Our best shot at transitioning to a low-carbon energy future is to bet on a broad portfolio of low-carbon technologies. What we need are not technology-neutral policies but technology-specific policies that provide support for key energy technologies all the way from research to demonstration to deployment and commercialization. Establishing a broad consensus for that kind of portfolio approach would go along way to taking the edge off of discussions about nuclear versus renewable energy technology.
A few years ago, I got into a similar tiff with Stephen Lacey, who then worked with Joe Romm at the Climate Progress blog and is now a Senior Editor at Greentech Media. Since then, I’d say both of us have had the opportunity to better understand the promises and obstacles remaining for our favored technologies. In a recent exchange, Stephen shared with me the ways in which his views, and just as importantly his posture, toward climate mitigation and energy technology have changed. With his permission, I’ll leave the last word to him:
The tribal warfare that is so common in debates about the low-carbon energy transition has burned me out. After watching and participating in these debates over the years — feeling like I always need to have the ‘right' answer — I’ve come to believe they are more about posturing than addressing the hard realities of energy.

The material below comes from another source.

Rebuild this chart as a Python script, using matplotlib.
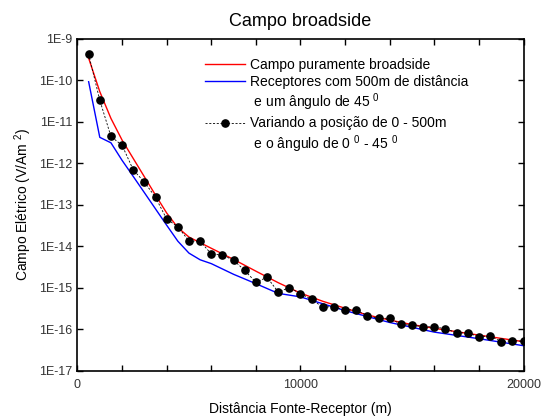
import matplotlib
matplotlib.use("Agg")
import matplotlib.pyplot as plt
from matplotlib.lines import Line2D
from matplotlib.ticker import FixedLocator, FuncFormatter, NullLocator
import numpy as np

plt.rcParams['font.family'] = ['Liberation Sans', 'DejaVu Sans']
plt.rcParams['mathtext.fontset'] = 'custom'
plt.rcParams['mathtext.rm'] = 'Liberation Sans'
plt.rcParams['mathtext.default'] = 'regular'

# broadside field (red)
red_x = [500, 1000, 1500, 2000, 2500, 3000, 3500, 4000, 4500, 5000, 6000, 7000,
         8000, 9000, 10000, 11000, 12000, 13000, 14000, 15000, 16000, 17000,
         18000, 19000, 20000]
red_e = [3.4e-10, 5.3e-11, 1.2e-11, 3.6e-12, 1.3e-12, 4.7e-13, 1.7e-13, 6.3e-14,
         2.8e-14, 1.66e-14, 8.9e-15, 4.8e-15, 2.5e-15, 1.32e-15, 7.4e-16, 4.7e-16,
         3.2e-16, 2.2e-16, 1.66e-16, 1.29e-16, 1.05e-16, 8.7e-17, 7.2e-17, 6.0e-17,
         5.0e-17]

# receivers 500 m away, 45 deg (blue)
blue_x = [500, 1000, 1500, 2000, 2500, 3000, 3500, 4000, 4500, 5000, 5500, 6000,
          7000, 8000, 9000, 10000, 12000, 14000, 16000, 18000, 20000]
blue_e = [9.2e-11, 4.2e-12, 3.1e-12, 1.17e-12, 4.8e-13, 1.95e-13, 7.9e-14, 3.2e-14,
          1.32e-14, 6.8e-15, 4.7e-15, 3.8e-15, 2.1e-15, 1.25e-15, 7.3e-16, 6.0e-16,
          2.8e-16, 1.45e-16, 8.5e-17, 5.9e-17, 4.0e-17]

# varying position 0-500 m and angle 0-45 deg (dots)
pts_x = [500, 1000, 1500, 2000, 2500, 3000, 3500, 4000, 4500, 5000, 5500, 6000,
         6500, 7000, 7500, 8000, 8500, 9000, 9500, 10000, 10500, 11000, 11500,
         12000, 12500, 13000, 13500, 14000, 14500, 15000, 15500, 16000, 16500,
         17000, 17500, 18000, 18500, 19000, 19500, 20000]
pts_e = [4.2e-10, 3.3e-11, 4.4e-12, 2.7e-12, 6.9e-13, 3.5e-13, 1.5e-13, 4.5e-14,
         2.95e-14, 1.33e-14, 1.31e-14, 6.5e-15, 6.1e-15, 4.6e-15, 2.6e-15, 1.35e-15,
         1.78e-15, 7.9e-16, 1.0e-15, 7.2e-16, 5.2e-16, 3.4e-16, 3.5e-16, 2.9e-16,
         2.9e-16, 2.1e-16, 1.83e-16, 1.83e-16, 1.31e-16, 1.24e-16, 1.15e-16, 1.13e-16,
         1.03e-16, 8.2e-17, 8.1e-17, 6.6e-17, 6.9e-17, 5.0e-17, 5.3e-17, 5.1e-17]

fig = plt.figure(figsize=(5.48, 4.18), dpi=100)
ax = fig.add_axes([0.1414, 0.1132, 0.8139, 0.7942])

ax.plot(red_x, red_e, color='red', lw=1.0)
ax.plot(blue_x, blue_e, color='blue', lw=1.0)
ax.plot(pts_x, pts_e, color='black', lw=0.6, ls=(0, (2.5, 2)),
        marker='o', ms=5.2, mfc='black', mec='black')

ax.set_yscale('log')
ax.set_xlim(0, 20000)
ax.set_ylim(1e-17, 1e-9)

ax.xaxis.set_major_locator(FixedLocator([0, 10000, 20000]))
ax.xaxis.set_minor_locator(FixedLocator([2000, 4000, 6000, 8000, 12000, 14000,
                                         16000, 18000]))
ax.yaxis.set_major_locator(FixedLocator([10.0 ** k for k in range(-17, -8)]))
ax.yaxis.set_minor_locator(NullLocator())
ax.yaxis.set_major_formatter(FuncFormatter(lambda v, p: "1E%d" % round(np.log10(v))))

ax.tick_params(which='both', direction='in', top=True, right=True,
               length=4.5, width=1.0, labelsize=9, colors='black',
               labelcolor='#333333')
ax.tick_params(axis='x', pad=6)
for s in ax.spines.values():
    s.set_linewidth(1.2)

ax.set_title("Campo broadside", fontsize=13, pad=9)
ax.set_xlabel("Distância Fonte-Receptor (m)", fontsize=10, labelpad=8)
ax.set_ylabel("Campo Elétrico (V/Am $^2$)", fontsize=10, labelpad=4)

blank = Line2D([], [], color='none')
handles = [
    Line2D([], [], color='red', lw=1.0),
    Line2D([], [], color='blue', lw=1.0),
    blank,
    Line2D([], [], color='black', lw=0.6, ls=(0, (2.5, 2)), marker='o', ms=5.2),
    blank,
]
labels = [
    "Campo puramente broadside",
    "Receptores com 500m de distância",
    " e um ângulo de 45 $^{0}$",
    "Variando a posição de 0 - 500m",
    " e o ângulo de 0 $^{0}$ - 45 $^{0}$",
]
ax.legend(handles, labels, loc='upper left', bbox_to_anchor=(0.374, 0.862),
          bbox_transform=fig.transFigure, frameon=False, fontsize=10,
          handlelength=2.9, handletextpad=0.35, labelspacing=0.22,
          borderpad=0, borderaxespad=0)

plt.savefig("out.png", dpi=100)
plt.close()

I know most people are well meaning. I believe a robust and sometimes heated debate is healthy. But when we constantly pit ourselves against different tribes, we shut off a chance to seriously consider the merits of their arguments.
I’ve fallen victim to this tribalism in the past. However, as I’ve realized over the years how difficult it will be to serve 9 billion people with cheap, clean, abundant energy, I want to open myself up to more ideas on how to do that — not less.